Thursday, April 16, 2009

Turning boys into bookworms

A story in The Independent by Warwick Mansell, Power of words: How a children's writer is turning boys into bookworms, tells how writer GP Taylor is making pupils read by telling them stories, with some remarkable results.

Which comes as a bit of surprise. It should be expected, one would have thought. Common sense. But when bureaucratic educationists get into the act, I should think they'd be able to committee anything to death, including common sense. I started reading because it was fun, because I could go places I never could in real life. My memory of childhood is all about story-telling by my parents, my uncles, aunts and older cousins.

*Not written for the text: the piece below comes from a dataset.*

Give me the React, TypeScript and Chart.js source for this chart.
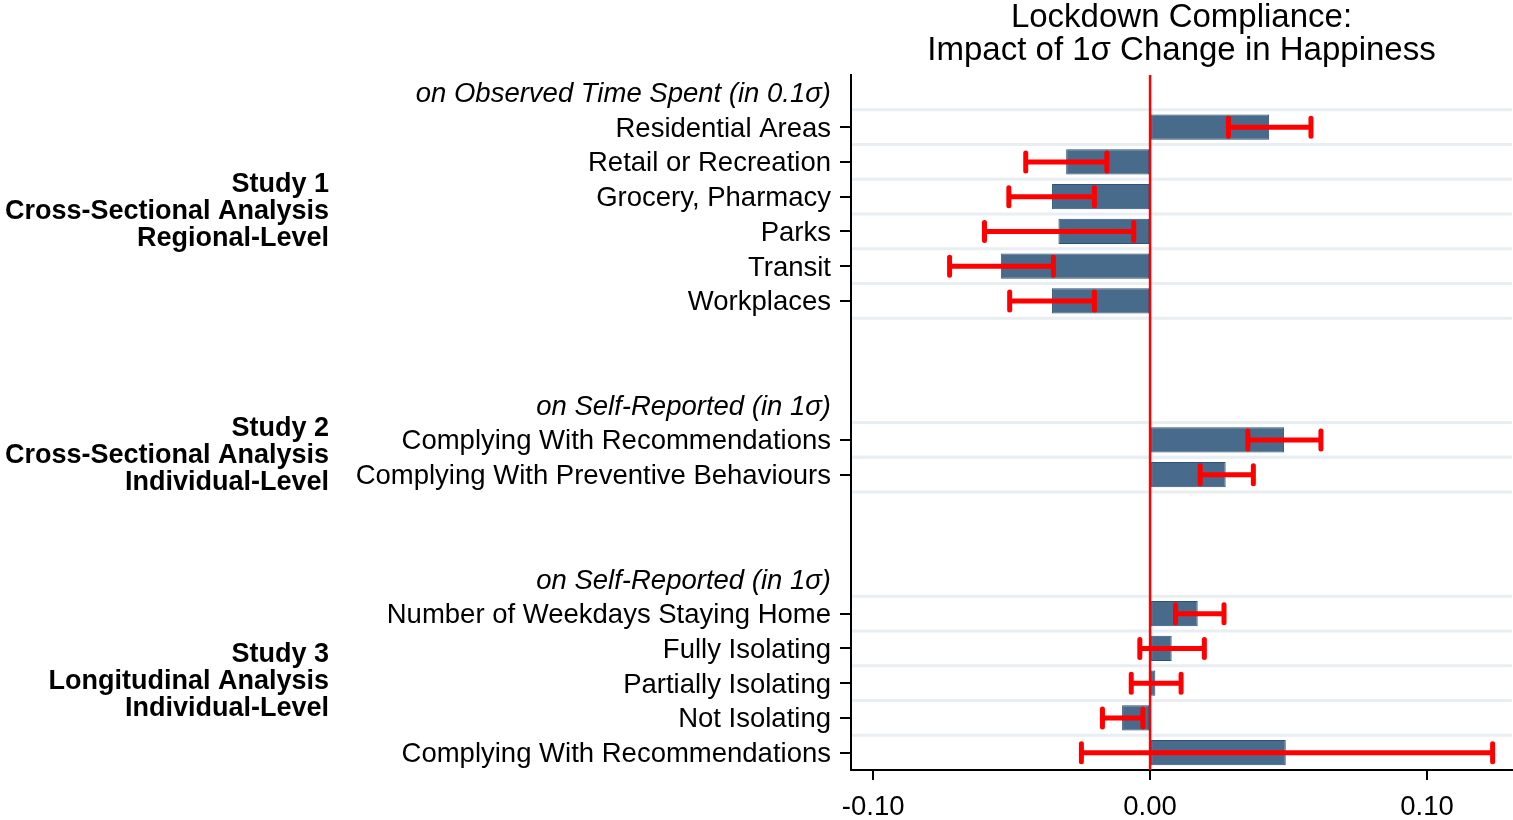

Graham Taylor is an ex-vicar, ex-policeman, and exorcist turned multi-million selling author of fantasy novels who has visited more than 150 primary schools this year to tell children stories, for which he does not charge. His object is to get students, especially boys, reading for pleasure.

The British Government's national literacy strategy has been accused of focusing on teaching reading mainly through extracts of books, and drilling pupils to pass tests. " ... the literacy strategy, introduced in 1998, which emphasized the teaching of reading and writing as the acquisition of discrete skills -- such as word decoding, analysing sentence structure, spelling and grammar -- without actually getting pupils wanting to read in the first place."

Professor Teresa Cremin, president of the United Kingdom Literacy Association, says: "Children were shown a text and asked to find the adverbial clause, or asked what complex sentences they could find in a paragraph. This approach can get a bit farcical."

You bet. Who cares what part of speech a word is, or how a sentence is structured. What's important are the stories they tell and the joy a child gets when he reads them. Reading is entertainment, but if there is one thing the school system does well it to take all the joy out of it, and make it  a chore.

Jonathan Douglas, director of the National Literacy Trust, says: "There was an overemphasis on skills and an underemphasis on the reason why you would read. Reading for pleasure suffered."

Professor Cremin agrees: "The pressure to achieve the level fours and level fives in tests is so great that teachers have felt that there is not the time to engage in reading for pleasure".

Which is kind of funny because children who read for pleasure will surely do better in tests, as results show at St Peter's Church of England primary school in Ashton-under-Lyne, outside Manchester. Last year 83 per cent of pupils gained their expected level, well ahead of the school's 43 per cent target.